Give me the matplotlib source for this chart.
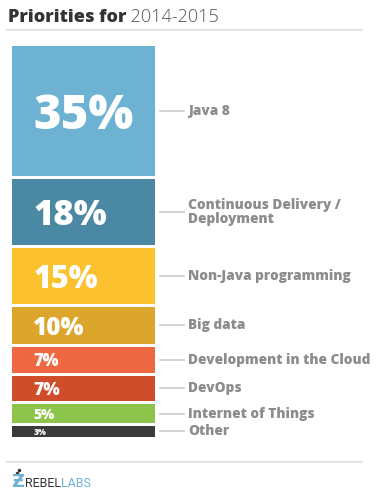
import matplotlib
matplotlib.use("Agg")
import matplotlib.pyplot as plt
import numpy as np

# data
categories = ["Java 8", "Continuous Delivery /\nDeployment", "Non-Java programming",
              "Big data", "Development in the Cloud", "DevOps",
              "Internet of Things", "Other"]
shares = [35, 18, 15, 10, 7, 7, 5, 3]
pct_labels = ["35%", "18%", "15%", "10%", "7%", "7%", "5%", "3%"]

# style
colors = ["#6EB2D3", "#4A88A3", "#FCC12E", "#DCA62C",
          "#EE6941", "#D04D2B", "#8DC44B", "#3A3A3A"]
pct_sizes = [34, 25, 22, 17.5, 12, 12.5, 10, 6]
GAP = 0.8
W, H = 376, 495

plt.rcParams['font.family'] = ['Open Sans', 'DejaVu Sans']

fig = plt.figure(figsize=(W / 100, H / 100), dpi=100)

def fx(px):
    return px / W

def fy(py):
    return 1 - py / H

# title and rules
ax_t = fig.add_axes([0, 0, 1, 1], facecolor='none')
ax_t.set_axis_off()
ax_t.set_xlim(0, W)
ax_t.set_ylim(H, 0)
t1 = ax_t.text(8, 22, "Priorities for", fontsize=13, fontweight='heavy',
               color="#333333", va='baseline', ha='left')
ax_t.annotate(" 2014-2015", xy=(1, 0), xycoords=t1, fontsize=13, color="#555555",
              fontweight='light', va='bottom', ha='left')
ax_t.plot([7, 362], [30, 30], color="#DDDDDD", lw=1.2)
ax_t.plot([7, 362], [462, 462], color="#DDDDDD", lw=1.2)

# bar axes
bottoms = np.cumsum([0] + shares[:-1]) + GAP * np.arange(len(shares))
total = bottoms[-1] + shares[-1]
ax = fig.add_axes([fx(12), fy(437), (155 - 12) / W, (437 - 46) / H])
ax.bar(0, shares, bottom=bottoms, width=1, align='edge', color=colors)
ax.set_xlim(0, 1)
ax.set_ylim(total, 0)
ax.set_axis_off()

centers = bottoms + np.array(shares) / 2
for c, lab, sz in zip(centers, pct_labels, pct_sizes):
    ax.text(0.15, c, lab, fontsize=sz, fontweight='heavy', color='white',
            va='center_baseline', ha='left')

for c, cat in zip(centers, categories):
    ax.plot([1.035, 1.2], [c, c], color="#CCCCCC", lw=1.2, clip_on=False)
    ax.text(1.231, c, cat, fontsize=9.8, fontweight='heavy', color="#8C8C8C",
            va='center', ha='left', linespacing=0.95, clip_on=False)

# logo
ax_t.text(11, 487, "Ƶ", fontsize=13, fontweight='bold', color="#6EB2D3",
          va='baseline', ha='left')
ax_t.plot([17, 19], [473, 470], 'o', color="#333333", ms=1.5)
r = ax_t.text(25, 487, "REBEL", fontsize=9, color="#333333",
              fontfamily=['Roboto', 'DejaVu Sans'], va='baseline', ha='left')
ax_t.annotate("LABS", xy=(1, 0), xycoords=r, fontsize=9, color="#6EB2D3",
              fontfamily=['Roboto', 'DejaVu Sans'], va='bottom', ha='left')

fig.savefig("out.png", dpi=100, facecolor='white')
:::::
• _Request_
Your task is to repeat the data above exactly while excluding the pictures.

• _Output_
Give me the matplotlib source for this chart.
import matplotlib
matplotlib.use("Agg")
import matplotlib.pyplot as plt
import numpy as np

# data
categories = ["Java 8", "Continuous Delivery /\nDeployment", "Non-Java programming",
              "Big data", "Development in the Cloud", "DevOps",
              "Internet of Things", "Other"]
shares = [35, 18, 15, 10, 7, 7, 5, 3]
pct_labels = ["35%", "18%", "15%", "10%", "7%", "7%", "5%", "3%"]

# style
colors = ["#6EB2D3", "#4A88A3", "#FCC12E", "#DCA62C",
          "#EE6941", "#D04D2B", "#8DC44B", "#3A3A3A"]
pct_sizes = [34, 25, 22, 17.5, 12, 12.5, 10, 6]
GAP = 0.8
W, H = 376, 495

plt.rcParams['font.family'] = ['Open Sans', 'DejaVu Sans']

fig = plt.figure(figsize=(W / 100, H / 100), dpi=100)

def fx(px):
    return px / W

def fy(py):
    return 1 - py / H

# title and rules
ax_t = fig.add_axes([0, 0, 1, 1], facecolor='none')
ax_t.set_axis_off()
ax_t.set_xlim(0, W)
ax_t.set_ylim(H, 0)
t1 = ax_t.text(8, 22, "Priorities for", fontsize=13, fontweight='heavy',
               color="#333333", va='baseline', ha='left')
ax_t.annotate(" 2014-2015", xy=(1, 0), xycoords=t1, fontsize=13, color="#555555",
              fontweight='light', va='bottom', ha='left')
ax_t.plot([7, 362], [30, 30], color="#DDDDDD", lw=1.2)
ax_t.plot([7, 362], [462, 462], color="#DDDDDD", lw=1.2)

# bar axes
bottoms = np.cumsum([0] + shares[:-1]) + GAP * np.arange(len(shares))
total = bottoms[-1] + shares[-1]
ax = fig.add_axes([fx(12), fy(437), (155 - 12) / W, (437 - 46) / H])
ax.bar(0, shares, bottom=bottoms, width=1, align='edge', color=colors)
ax.set_xlim(0, 1)
ax.set_ylim(total, 0)
ax.set_axis_off()

centers = bottoms + np.array(shares) / 2
for c, lab, sz in zip(centers, pct_labels, pct_sizes):
    ax.text(0.15, c, lab, fontsize=sz, fontweight='heavy', color='white',
            va='center_baseline', ha='left')

for c, cat in zip(centers, categories):
    ax.plot([1.035, 1.2], [c, c], color="#CCCCCC", lw=1.2, clip_on=False)
    ax.text(1.231, c, cat, fontsize=9.8, fontweight='heavy', color="#8C8C8C",
            va='center', ha='left', linespacing=0.95, clip_on=False)

# logo
ax_t.text(11, 487, "Ƶ", fontsize=13, fontweight='bold', color="#6EB2D3",
          va='baseline', ha='left')
ax_t.plot([17, 19], [473, 470], 'o', color="#333333", ms=1.5)
r = ax_t.text(25, 487, "REBEL", fontsize=9, color="#333333",
              fontfamily=['Roboto', 'DejaVu Sans'], va='baseline', ha='left')
ax_t.annotate("LABS", xy=(1, 0), xycoords=r, fontsize=9, color="#6EB2D3",
              fontfamily=['Roboto', 'DejaVu Sans'], va='bottom', ha='left')

fig.savefig("out.png", dpi=100, facecolor='white')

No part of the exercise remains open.